You also can search for real estate lawyers in your area, check with the local American Bar Association chapter or contact a non-profit organization that helps homeowners.
You’ll likely want to interview at least a couple of lawyers so you can compare their approach, rates and availability.
Some questions to ask:
- Do you charge by the hour or a flat fee? You’ll want to find out how lawyers usually charge for services in your area, and what the price range is. Also find out if the price includes the time to review, discuss and possibly negotiate aspects of all documents or just attend the closing.
- How available will you be during the process? This is important because when you’re in the middle of a potentially contentious negotiation that needs to be resolved quickly, you’ll want the lawyer to be available to advise you and negotiate with the other party.
- How many residential real estate transactions do you advise on per year? Asking this question can provide insight into the attorney’s overall experience with real estate transactions. Plus, it can be helpful to know if an attorney is unpopular, in-demand or, perhaps, over-committed and less likely to provide one-on-one attention.
- How are you usually involved in real estate transactions? Real estate transactions can be extremely multifaceted so it’s important to find an attorney who is experienced in the type of assistance you need.
Why You Should Hire a Real Estate Attorney
Some common examples of when hiring a real estate lawyer makes sense include:
- Exclusive representation. When you are buying or selling your home, everyone has an interest in the deal getting done, including real estate agents and the lender. This can make you feel like you’re on your own at times. However, if you hire a lawyer, you’ll have access to an independent third party who can review the contract and represent your best interests throughout the transaction.
- Reasonable cost. If a real estate lawyer charges an affordable fee, hiring one could be a solid investment. An improperly negotiated issue involving a major problem uncovered in a home inspection, for example, could cost you thousands of dollars or more.
- Peace of mind.
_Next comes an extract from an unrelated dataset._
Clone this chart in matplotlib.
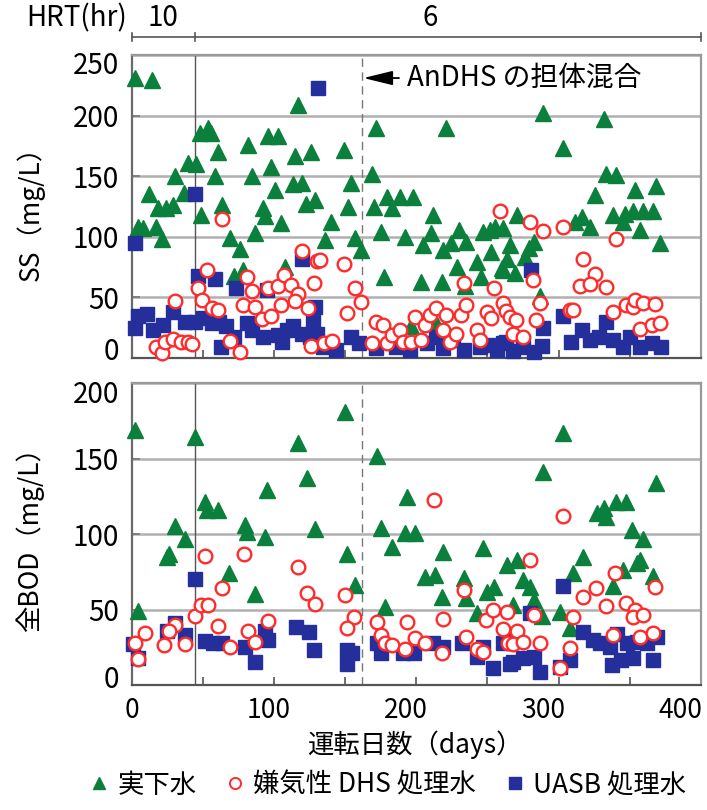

Even if you are not required to hire a lawyer for any part of the home-buying or selling process, you might feel better having someone who can explain complicated legal issues. A real estate attorney can also provide assurances that you’re making the right moves as you proceed with possibly the largest purchase you’ll make in your life.
Why You Shouldn’t Hire a Real Estate Attorney
A couple reasons why you might not want to hire a real estate lawyer:
- You don’t have the money. If you have a fairly straightforward transaction and a real estate lawyer is not required in your state, you might be OK with just the real estate agent and title company helping you. The money you save could go toward the down payment and other necessities.
- It could become a battle. If your lawyer is looking for reasons to tangle with the other party—such as making a big deal about a small item on a contract—it might delay the transaction and could be costly if the fight drags on and you have to pay by the hour.
The decision to hire a real estate lawyer often depends on your personal preference and ability to pay a bit more at your closing. If you can have a team of professionals on your side—a real estate representative, lender, inspector and lawyer—it should make the home-buying experience smoother, especially for a first-time home buyer.